The 3.3% drop comes on top of a 4.7% fall this year and neither figure takes account of inflation or rising demographic pressures on councils in adult social care.
The impact of this year’s cut was that councils are make £1bn in savings in adult social care, and the Association of Directors of Adult Social has predicted that a similar reduction will be made in 2012-13.“Today’s settlement announcement confirms that local government continues to bear the brunt of public spending cuts in this spending review period [from 2011-15], said Merrick Cockell.
The future outlook for councils worsened last week as chancellor George Osborne signalled deeper cuts to councils than previously planned from 2013-17, in the light of the ongoing problems with the economy.
Yesterday’s funding settlement came as the government announced that local authorities who planned to increase council by more than 3.5% next year would have to put their plans to a local referendum, whose result would be binding.

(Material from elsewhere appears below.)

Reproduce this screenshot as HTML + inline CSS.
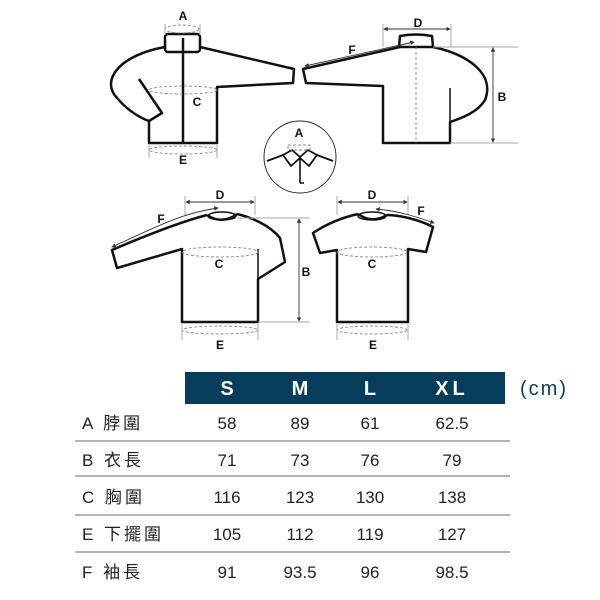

Most councils froze council tax this year, after the government offered them a grant equivalent to a 2.5% rise if they kept bills for households constant and promised to replicate the grant up to 2014-15 so that councils would not be left with a funding gap in future years.
The government has offered councils an additional grant for 2012-13 to fix council tax levels next year; however, this would be a one-off and thus would leave authorities with a funding gap from 2013-14 onwards.